The error, however, is not related to the behavior of the ## operator, which is what this question was all about. It's still interesting nonetheless.

Also interesting to note is that no error is emitted by clang when preprocessing the file, using the same flags.

Okay, so technically the ## operator is NOT at the beginning of the replacement list in both of the above two examples,

The word "technically" here is redundant. The replacement list of both of your macros has x before the ##, so that rule doesn't apply.

but x does expand to... a single space? nothing?

6.4 lists what's considered preprocessing tokens: header-name, identifier, pp-number, character-constant, string-literal, punctuator, and "each non-whitespace character that cannot be one of the above". Note what is conspicuously absent from this list... whitespace in and of itself.

So your whitespace in your argument to FOO is not significant; your argument is a sequence of 0 preprocessing tokens (that is, 0 of the things in that list above). That means that this applies:

6.10.3.3 p2:

however, if an argument consists of no preprocessing tokens, the parameter is replaced by a placemarker preprocessing token instead.

The next paragraph, 3, applies to the result here:

concatenation of a placemarker with a non-placemarker preprocessing token results in the non-placemarker preprocessing token.

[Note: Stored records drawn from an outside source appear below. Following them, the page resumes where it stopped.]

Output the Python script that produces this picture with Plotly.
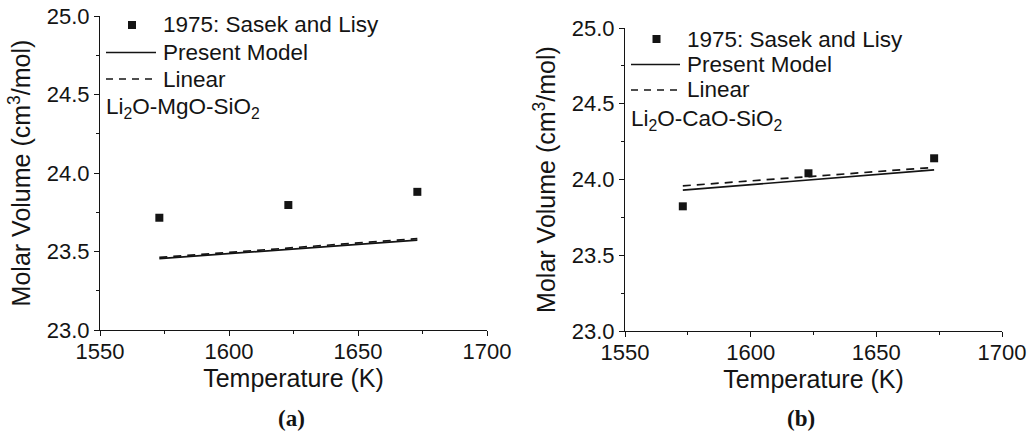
import plotly.graph_objects as go

# Measured molar volumes (Sasek and Lisy, 1975) and model curves
temps_exp = [1573, 1623, 1673]
temps_model = [1573, 1673]

mg_exp = [23.715, 23.796, 23.88]
mg_present = [23.455, 23.572]
mg_linear = [23.462, 23.582]

ca_exp = [23.823, 24.041, 24.14]
ca_present = [23.93, 24.063]
ca_linear = [23.958, 24.08]

x_ticks = [1550, 1600, 1650, 1700]
y_ticks = [23.0, 23.5, 24.0, 24.5, 25.0]

legend_names = ["1975: Sasek and Lisy", "Present Model", "Linear"]

FONT = "Liberation Sans, Arial, sans-serif"
SERIF = "Liberation Serif, Times New Roman, serif"
INK = "#141414"
DASH = "8px,6px"
W, H = 1027, 438


def px(x):
    return x / W


def py(y):
    return 1 - y / H


fig = go.Figure()


def add_panel(xa, ya, exp, present, linear):
    fig.add_trace(go.Scatter(
        x=temps_exp, y=exp, mode="markers", name=legend_names[0],
        marker=dict(symbol="square", size=8, color=INK), xaxis=xa, yaxis=ya))
    fig.add_trace(go.Scatter(
        x=temps_model, y=present, mode="lines", name=legend_names[1],
        line=dict(color=INK, width=1.7), xaxis=xa, yaxis=ya))
    fig.add_trace(go.Scatter(
        x=temps_model, y=linear, mode="lines", name=legend_names[2],
        line=dict(color=INK, width=1.7, dash=DASH), xaxis=xa, yaxis=ya))


add_panel("x", "y", mg_exp, mg_present, mg_linear)
add_panel("x2", "y2", ca_exp, ca_present, ca_linear)


def xaxis_style(x0, x1, anchor):
    return dict(
        domain=[px(x0), px(x1)], range=[1550, 1700], tickvals=x_ticks, anchor=anchor,
        automargin=False, ticklabelstandoff=-4,
        showline=True, linecolor=INK, linewidth=1.2, ticks="outside",
        ticklen=5, tickwidth=1.2, tickcolor=INK, showgrid=False, zeroline=False,
        minor=dict(ticks="outside", ticklen=3, tickcolor=INK, dtick=25, tick0=1550, tickwidth=1),
        tickfont=dict(family=FONT, size=22, color=INK),
        title=dict(text="Temperature (K)", font=dict(family=FONT, size=25, color=INK), standoff=6),
    )


def yaxis_style(top, bottom, anchor):
    return dict(
        domain=[py(bottom), py(top)], range=[23.0, 25.0], tickvals=y_ticks, anchor=anchor,
        tickformat=".1f", automargin=False,
        showline=True, linecolor=INK, linewidth=1.2, ticks="outside",
        ticklen=5, tickwidth=1.2, tickcolor=INK, showgrid=False, zeroline=False,
        minor=dict(ticks="outside", ticklen=3, tickcolor=INK, dtick=0.25, tick0=23.0, tickwidth=1),
        tickfont=dict(family=FONT, size=22, color=INK),
        title=dict(text="Molar Volume (cm<sup>3</sup>/mol)",
                   font=dict(family=FONT, size=25, color=INK), standoff=8),
    )


fig.update_layout(
    width=W, height=H, margin=dict(l=0, r=0, t=0, b=0),
    paper_bgcolor="white", plot_bgcolor="white", showlegend=False,
    xaxis=xaxis_style(100, 487, "y"),
    yaxis=yaxis_style(16, 330, "x"),
    xaxis2=xaxis_style(625, 1002, "y2"),
    yaxis2=yaxis_style(28, 331, "x2"),
)


def draw_key(line_x0, line_x1, text_x, rows, system_label, label_y):
    """Legend block inside a panel: marker, solid and dashed keys with their labels."""
    mx = (line_x0 + line_x1) / 2 + 1
    fig.add_shape(type="rect", xref="paper", yref="paper",
                  x0=px(mx - 4), x1=px(mx + 4), y0=py(rows[0] + 4), y1=py(rows[0] - 4),
                  fillcolor=INK, line=dict(width=0))
    fig.add_shape(type="line", xref="paper", yref="paper",
                  x0=px(line_x0), x1=px(line_x1), y0=py(rows[1]), y1=py(rows[1]),
                  line=dict(color=INK, width=1.7))
    fig.add_shape(type="line", xref="paper", yref="paper",
                  x0=px(line_x0), x1=px(line_x1), y0=py(rows[2]), y1=py(rows[2]),
                  line=dict(color=INK, width=1.7, dash="7px,6px"))
    for name, ry in zip(legend_names, rows):
        fig.add_annotation(text=name, xref="paper", yref="paper", x=px(text_x), y=py(ry),
                           xanchor="left", yanchor="middle", showarrow=False,
                           font=dict(family=FONT, size=22.5, color=INK))
    fig.add_annotation(text=system_label, xref="paper", yref="paper",
                       x=px(line_x0 - 2), y=py(label_y), xanchor="left", yanchor="middle",
                       showarrow=False, font=dict(family=FONT, size=22.5, color=INK))


draw_key(106, 156, 161, [25, 52.5, 79], "Li<sub>2</sub>O-MgO-SiO<sub>2</sub>", 108)
draw_key(631, 680, 685, [39, 64.5, 90], "Li<sub>2</sub>O-CaO-SiO<sub>2</sub>", 120)

# Panel captions
fig.add_annotation(text="<b>(a)</b>", xref="paper", yref="paper", x=px(291), y=py(418),
                   xanchor="center", yanchor="middle", showarrow=False,
                   font=dict(family=SERIF, size=23, color=INK))
fig.add_annotation(text="<b>(b)</b>", xref="paper", yref="paper", x=px(801), y=py(418),
                   xanchor="center", yanchor="middle", showarrow=False,
                   font=dict(family=SERIF, size=23, color=INK))

fig.write_html("out.html")
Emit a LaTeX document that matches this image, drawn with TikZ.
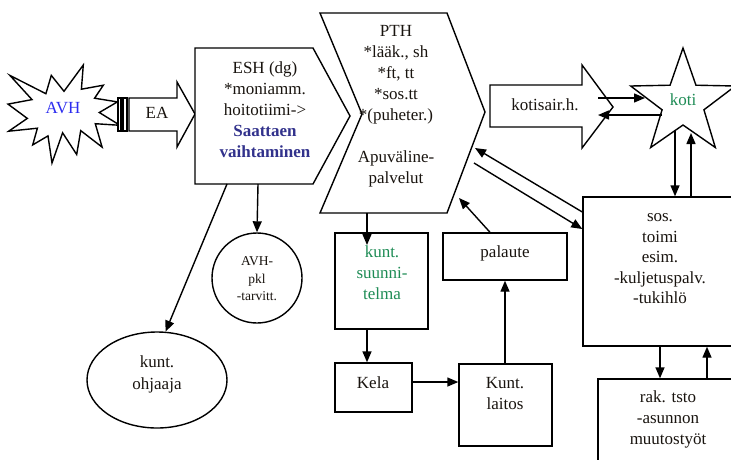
\documentclass[tikz,border=0pt]{standalone}
\usepackage{fontspec}
\setmainfont{Liberation Serif}
\usetikzlibrary{arrows.meta,shapes.geometric}
\definecolor{avhblue}{RGB}{45,45,240}
\definecolor{sblue}{RGB}{50,50,140}
\definecolor{kgreen}{RGB}{30,140,85}
\definecolor{txt}{RGB}{25,20,15}
\begin{document}
\begin{tikzpicture}[x=1pt,y=-1pt,line width=1.4pt,
  arr/.style={-{Triangle[length=11pt,width=9pt]}},
  shp/.style={draw,fill=white,line join=miter},
  box/.style={draw,fill=white,rectangle,inner sep=0pt},
  lbl/.style={text=txt,align=center,font=\fontsize{17}{21}\selectfont,inner sep=0pt},
  small/.style={text=txt,align=center,font=\fontsize{13.5}{17.5}\selectfont,inner sep=0pt}]
\clip (0,0) rectangle (731,459);
\fill[white] (0,0) rectangle (731,459);

% explosion AVH
\draw[shp] (64,91.3) -- (83.3,65) -- (81.4,89.2) -- (103.3,85.2) -- (94.6,98.2) -- (117.4,101.9) -- (99.3,112.5) -- (120,125.3) -- (95.3,123.7) -- (102.1,147.1) -- (80.7,130.6) -- (76.7,154.5) -- (62.6,132.8) -- (52,163) -- (48,135.9) -- (32.7,144.9) -- (37.4,128.2) -- (8.7,131.2) -- (27.3,118.4) -- (8,104.1) -- (32,99.6) -- (9.9,75.4) -- (45.9,93.7) -- (51.3,75.4) -- cycle;
\node[lbl,text=avhblue] (avh) at (63,108) {AVH};

% striped arrow EA
\draw[shp] (118,98) rectangle (121,131);
\draw[shp] (123,98) rectangle (127,131);
\draw[shp] (129,98) -- (177,98) -- (177,82) -- (195,114) -- (177,147) -- (177,131) -- (129,131) -- cycle;
\node[lbl] (ea) at (157,113) {EA};

% ESH pentagon
\draw[shp] (195,48) -- (313,48) -- (350,116) -- (313,184) -- (195,184) -- cycle;
\node[lbl] (esh) at (265,110) {ESH (dg)\\*moniamm.\\hoitotiimi->\\{\bfseries\color{sblue}Saattaen}\\{\bfseries\color{sblue}vaihtaminen}};
\coordinate (eshb1) at (227,184);
\coordinate (eshb2) at (258,184);

% PTH chevron
\draw[shp] (320,13) -- (447,13) -- (485,112) -- (447,213) -- (320,213) -- (362,114) -- cycle;
\node[lbl] (pth) at (396,106) {PTH\\*lääk., sh\\*ft, tt\\*sos.tt\\*(puheter.)\\[21pt]Apuväline-\\palvelut};
\coordinate (pthb) at (367,213);
\coordinate (ptha) at (459,198);
\coordinate (pthc) at (475,148);
\coordinate (pthd) at (474,163);

% kotisair.h. arrow
\draw[shp] (490,85) -- (582,85) -- (582,65) -- (613,107) -- (582,148) -- (582,127) -- (490,127) -- cycle;
\node[lbl] (kh) at (545,105) {kotisair.h.};
\coordinate (kha) at (598,98);
\coordinate (khb) at (598,115);

% star koti
\node[star,star points=5,star point ratio=2.5,minimum size=110pt,inner sep=0pt,draw,fill=white] (star) at (683,103) {};
\node[lbl,text=kgreen] (koti) at (683,100) {koti};
\coordinate (kotia) at (645,98);
\coordinate (kotib) at (662,115);
\coordinate (kotic) at (675,130);
\coordinate (kotid) at (691,133);

% boxes
\node[box,minimum width=93pt,minimum height=96pt] (suun) at (381.5,281) {};
\node[lbl,text=kgreen] (suunt) at (382,273) {kunt.\\suunni-\\telma};
\coordinate (suuntip) at (367,245);
\node[box,minimum width=124pt,minimum height=47pt] (pal) at (505,256.5) {};
\node[lbl] (palt) at (505,253) {palaute};
\node[box,minimum width=77pt,minimum height=49pt] (kela) at (373.5,387.5) {};
\node[lbl] (kelat) at (373,383) {Kela};
\node[box,minimum width=93pt,minimum height=82pt] (lait) at (505.5,405) {};
\node[lbl] (laitt) at (505,394) {Kunt.\\laitos};
\node[box,minimum width=200pt,minimum height=149pt] (sos) at (683,271.5) {};
\node[lbl,font=\fontsize{17}{20.5}\selectfont] (sost) at (660,259) {sos.\\toimi\\esim.\\-kuljetuspalv.\\-tukihlö};
\node[box,minimum width=200pt,minimum height=120pt] (rak) at (698,439) {};
\node[lbl] (rakt) at (668,419) {rak. tsto\\-asunnon\\muutostyöt};

% circle and ellipse
\node[circle,draw,fill=white,minimum size=90pt,inner sep=0pt] (pkl) at (257,278) {};
\node[small] (pklt) at (257,279) {AVH-\\pkl\\-tarvitt.};
\node[ellipse,draw,fill=white,minimum width=140pt,minimum height=96pt,inner sep=0pt] (ohj) at (157,380) {};
\node[lbl,font=\fontsize{17}{22}\selectfont] (ohjt) at (157,374) {kunt.\\ohjaaja};

% connectors
\draw[arr] (eshb2) -- (pkl.north);
\draw[arr] (eshb1) -- (ohj.80);
\draw[arr] (pthb) -- (suuntip);
\draw[arr] (suun.south -| 367,0) -- (kela.north -| 367,0);
\draw[arr] (kela.east |- 0,382) -- (lait.west |- 0,382);
\draw[arr] (lait.north -| 505,0) -- (pal.south -| 505,0);
\draw[arr] (pal.north -| 490,0) -- (ptha);
\draw[arr] (sos.west |- 0,212) -- (pthc);
\draw[arr] (pthd) -- (sos.west |- 0,229);
\draw[arr] (kha) -- (kotia);
\draw[arr] (kotib) -- (khb);
\draw[arr] (kotic) -- (sos.north -| 675,0);
\draw[arr] (sos.north -| 691,0) -- (kotid);
\draw[arr] (sos.south -| 660,0) -- (rak.north -| 660,0);
\draw[arr] (rak.north -| 707,0) -- (sos.south -| 707,0);
\end{tikzpicture}
\end{document}
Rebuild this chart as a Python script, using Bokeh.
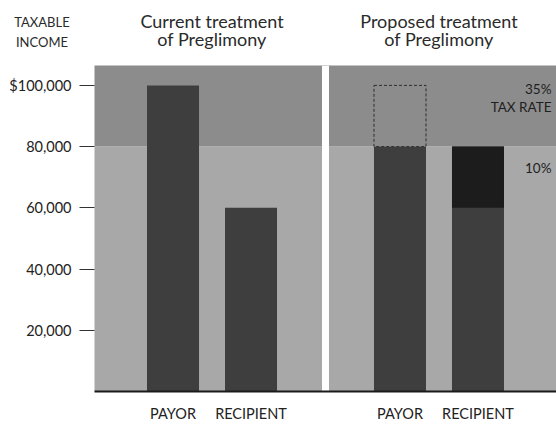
from bokeh.plotting import figure
from bokeh.models import FactorRange, Range1d, FixedTicker, Label, ColumnDataSource
from bokeh.core.properties import value
from bokeh.embed import file_html
from bokeh.resources import INLINE

# ---------------- data ----------------
scenarios = ["current", "proposed"]
scenario_titles = [["Current treatment", "of Preglimony"], ["Proposed treatment", "of Preglimony"]]
categories = ["PAYOR", "RECIPIENT"]
current_income = [100000, 60000]
proposed_income = [80000, 80000]
original_income = [100000, 60000]      # before the proposed split
bracket_threshold = 80000
tick_values = [20000, 40000, 60000, 80000, 100000]
tick_labels = ["20,000", "40,000", "60,000", "80,000", "$100,000"]
y_header = ["TAXABLE", "INCOME"]
rate_high = ["35%", "TAX RATE"]
rate_low = ["10%"]

# ---------------- layout constants ----------------
FONT = "Lato"
W, H = 556, 424
HEADER_H = 65
FRAME_LEFT = 94
FRAME_BOTTOM = 393
FRAME_H = FRAME_BOTTOM - HEADER_H
Y_MAX = 106500
GROUP_PAD = 0.91
FRAME_W = W - FRAME_LEFT
N_FACT = 2 * len(categories) + GROUP_PAD
SIDE_PAD = (FRAME_W / 78.0 - N_FACT) / 2
U = FRAME_W / (N_FACT + 2 * SIDE_PAD)

def sx(page_x):
    return (page_x - FRAME_LEFT) / U - SIDE_PAD

def sy(page_y):
    return (FRAME_BOTTOM - page_y) * Y_MAX / FRAME_H

factors = [(s, c) for s in scenarios for c in categories]
x_range = FactorRange(*factors, factor_padding=0, group_padding=GROUP_PAD,
                      range_padding=SIDE_PAD, range_padding_units="absolute")

# ---------------- header (titles) ----------------
hdr = figure(width=W, height=HEADER_H, x_range=Range1d(sx(0), sx(W)), y_range=Range1d(HEADER_H, 0),
             output_backend="svg", toolbar_location=None,
             min_border_left=0, min_border_right=0, min_border_top=0, min_border_bottom=0)
hdr.title.visible = False
hdr.axis.visible = False
hdr.grid.visible = False
hdr.outline_line_color = None

title_x, title_y, title_t = [], [], []
for i, lines in enumerate(scenario_titles):
    gc = 1.0 + i * (len(categories) + GROUP_PAD)
    for line, base in zip(lines, [20.5, 38.5]):
        title_x.append(gc); title_y.append(base); title_t.append(line)
hdr.text(x=title_x, y=title_y, text=title_t, text_align="center", text_baseline="alphabetic",
         text_font=value(FONT), text_font_size="18px", text_color="#2a2a2a")
hdr.text(x=[sx(41.5)] * 2, y=[21, 41.5], text=y_header, text_align="center",
         text_baseline="alphabetic", text_font=value(FONT), text_font_size="13px",
         text_color="#2a2a2a")

# ---------------- main chart ----------------
p = figure(width=W, height=H - HEADER_H, x_range=x_range, y_range=Range1d(0, Y_MAX),
           output_backend="svg", toolbar_location=None,
           min_border_left=FRAME_LEFT, min_border_right=0, min_border_top=0,
           min_border_bottom=H - FRAME_BOTTOM)
p.title.visible = False
p.outline_line_color = None
p.xgrid.visible = False
p.ygrid.visible = False
p.background_fill_color = "white"
p.border_fill_color = "white"

# background tax bands
p.quad(left=[-10, -10], right=[20, 20], bottom=[0, bracket_threshold],
       top=[bracket_threshold, Y_MAX * 2], fill_color=["#a8a8a8", "#8c8c8c"], line_color=None)

# white gap between panels (between the two groups)
gap_center = len(categories) + GROUP_PAD / 2
p.vbar(x=[gap_center], width=7 / U, bottom=-Y_MAX, top=Y_MAX * 2, fill_color="white", line_color=None)

BAR_W = 52 / U
cur_src = ColumnDataSource(dict(x=[("current", c) for c in categories], top=current_income))
p.vbar(x="x", top="top", width=BAR_W, source=cur_src, fill_color="#3e3e3e", line_color=None)

prop_src = ColumnDataSource(dict(x=[("proposed", c) for c in categories], top=proposed_income))
p.vbar(x="x", top="top", width=BAR_W, source=prop_src, fill_color="#3e3e3e", line_color=None)

shift_x, shift_bottom, shift_top = [], [], []
dash_x, dash_bottom, dash_top = [], [], []
for c, orig, new in zip(categories, original_income, proposed_income):
    if new > orig:
        shift_x.append(("proposed", c)); shift_bottom.append(orig); shift_top.append(new)
    elif orig > new:
        dash_x.append(("proposed", c)); dash_bottom.append(new); dash_top.append(orig)
p.vbar(x=shift_x, bottom=shift_bottom, top=shift_top, width=BAR_W,
       fill_color="#1c1c1c", line_color=None)
p.vbar(x=dash_x, bottom=dash_bottom, top=dash_top, width=BAR_W,
       fill_color=None, line_color="#2e2e2e", line_width=1, line_dash="3 2")

# y axis
yax = p.yaxis[0]
yax.ticker = FixedTicker(ticks=tick_values)
yax.major_label_overrides = {v: l for v, l in zip(tick_values, tick_labels)}
yax.axis_line_color = None
yax.minor_tick_line_color = None
yax.major_tick_in = 0
yax.major_tick_out = 15
yax.major_tick_line_color = "#333333"
yax.major_tick_line_width = 1
yax.major_label_standoff = 8
yax.major_label_text_font = FONT
yax.major_label_text_font_size = "14.5px"
yax.major_label_text_color = "#222222"

# x axis
xax = p.xaxis[0]
xax.axis_line_color = "#1a1a1a"
xax.axis_line_width = 2
xax.major_tick_line_color = None
xax.minor_tick_line_color = None
xax.major_label_standoff = 7
xax.major_label_text_font = FONT
xax.major_label_text_font_size = "14.5px"
xax.major_label_text_color = "#222222"
xax.group_text_font_size = "0px"
xax.group_text_color = None
xax.separator_line_color = None

for line, base in zip(rate_high + rate_low, [88.5, 107, 168]):
    p.add_layout(Label(x=sx(551), y=sy(base), text=line, text_align="right",
                       text_baseline="alphabetic", text_font=FONT,
                       text_font_size="13.5px", text_color="#1e1e1e"))

open("out.html", "w").write(file_html([hdr, p], INLINE))
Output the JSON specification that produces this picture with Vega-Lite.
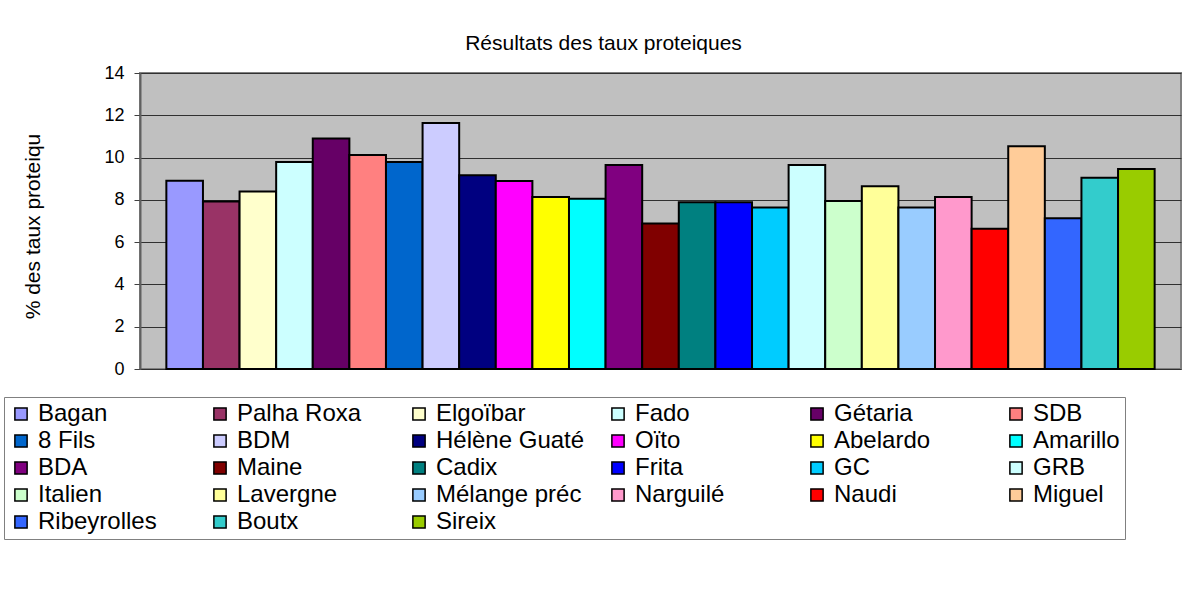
{
  "$schema": "https://vega.github.io/schema/vega-lite/v6.json",
  "autosize": {"type": "none"},
  "width": 1041,
  "height": 296,
  "padding": {"left": 140, "top": 73, "right": 7, "bottom": 224},
  "background": "white",
  "title": {
    "text": "Résultats des taux proteiques",
    "fontSize": 21,
    "font": "Liberation Sans",
    "fontWeight": "normal",
    "color": "black",
    "anchor": "middle",
    "dx": -57,
    "dy": 29,
    "offset": 22,
    "baseline": "alphabetic"
  },
  "data": {
    "values": [
      {"variete": "Bagan", "taux": 8.9},
      {"variete": "Palha Roxa", "taux": 7.92},
      {"variete": "Elgoïbar", "taux": 8.39},
      {"variete": "Fado", "taux": 9.79},
      {"variete": "Gétaria", "taux": 10.9},
      {"variete": "SDB", "taux": 10.12},
      {"variete": "8 Fils", "taux": 9.79},
      {"variete": "BDM", "taux": 11.63},
      {"variete": "Hélène Guaté", "taux": 9.16},
      {"variete": "Oïto", "taux": 8.89},
      {"variete": "Abelardo", "taux": 8.14},
      {"variete": "Amarillo", "taux": 8.05},
      {"variete": "BDA", "taux": 9.65},
      {"variete": "Maine", "taux": 6.88},
      {"variete": "Cadix", "taux": 7.89},
      {"variete": "Frita", "taux": 7.89},
      {"variete": "GC", "taux": 7.64},
      {"variete": "GRB", "taux": 9.65},
      {"variete": "Italien", "taux": 7.95},
      {"variete": "Lavergne", "taux": 8.64},
      {"variete": "Mélange préc", "taux": 7.64},
      {"variete": "Narguilé", "taux": 8.14},
      {"variete": "Naudi", "taux": 6.63},
      {"variete": "Miguel", "taux": 10.54},
      {"variete": "Ribeyrolles", "taux": 7.13},
      {"variete": "Boutx", "taux": 9.05},
      {"variete": "Sireix", "taux": 9.46}
    ]
  },
  "mark": {"type": "bar", "stroke": "black", "strokeWidth": 2},
  "encoding": {
    "x": {
      "field": "variete",
      "type": "nominal",
      "sort": null,
      "axis": null,
      "scale": {"paddingInner": 0, "paddingOuter": 0.72}
    },
    "y": {
      "field": "taux",
      "type": "quantitative",
      "scale": {"domain": [0, 14], "nice": false},
      "axis": {
        "title": "% des taux proteiqu",
        "titleFont": "Liberation Sans",
        "titleFontSize": 21,
        "titleFontWeight": "normal",
        "titleColor": "black",
        "titlePadding": 60,
        "titleY": 153,
        "values": [0, 2, 4, 6, 8, 10, 12, 14],
        "labelFont": "Liberation Sans",
        "labelFontSize": 18,
        "labelColor": "black",
        "labelPadding": 10,
        "tickSize": 6,
        "tickColor": "#404040",
        "domainColor": "#606060",
        "domainWidth": 2,
        "grid": true,
        "gridColor": "#303030",
        "gridWidth": 1
      }
    },
    "color": {
      "field": "variete",
      "type": "nominal",
      "sort": null,
      "scale": {
        "domain": ["Bagan", "Palha Roxa", "Elgoïbar", "Fado", "Gétaria", "SDB", "8 Fils", "BDM", "Hélène Guaté", "Oïto", "Abelardo", "Amarillo", "BDA", "Maine", "Cadix", "Frita", "GC", "GRB", "Italien", "Lavergne", "Mélange préc", "Narguilé", "Naudi", "Miguel", "Ribeyrolles", "Boutx", "Sireix"],
        "range": ["#9999FF", "#993366", "#FFFFCC", "#CCFFFF", "#660066", "#FF8080", "#0066CC", "#CCCCFF", "#000080", "#FF00FF", "#FFFF00", "#00FFFF", "#800080", "#800000", "#008080", "#0000FF", "#00CCFF", "#CCFFFF", "#CCFFCC", "#FFFF99", "#99CCFF", "#FF99CC", "#FF0000", "#FFCC99", "#3366FF", "#33CCCC", "#99CC00"]
      },
      "legend": {
        "title": null,
        "orient": "none",
        "legendX": -136,
        "legendY": 324,
        "direction": "horizontal",
        "columns": 6,
        "gridAlign": "all",
        "columnPadding": 21,
        "rowPadding": 3,
        "padding": 5,
        "strokeColor": "#808080",
        "symbolType": "square",
        "symbolSize": 150,
        "symbolStrokeColor": "black",
        "symbolStrokeWidth": 1.5,
        "symbolOpacity": 1,
        "labelFont": "Liberation Sans",
        "labelFontSize": 24,
        "labelColor": "black",
        "labelOffset": 5,
        "labelLimit": 300
      }
    }
  },
  "config": {
    "font": "Liberation Sans",
    "view": {"fill": "#C0C0C0", "stroke": "#808080", "strokeWidth": 2}
  }
}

So, placemarker pasted onto baz produces baz.

If you have this:

#define FOO(x) bar x ## baz                

FOO();                                  

You get bar baz. So the space in the FOO call is not relevant.

If you have this:

#define FOO(x) bar ## x ## baz                 

FOO();                                  

you get barbaz because you ask to get all those pasted together.

But you write:

#define FOO(x) bar x ## baz                 

FOO();                                  

You get bar baz because you ask for bar and the paste of x and baz. Which is similar to #define FOO(x) bar,x ## baz that gives you bar,baz.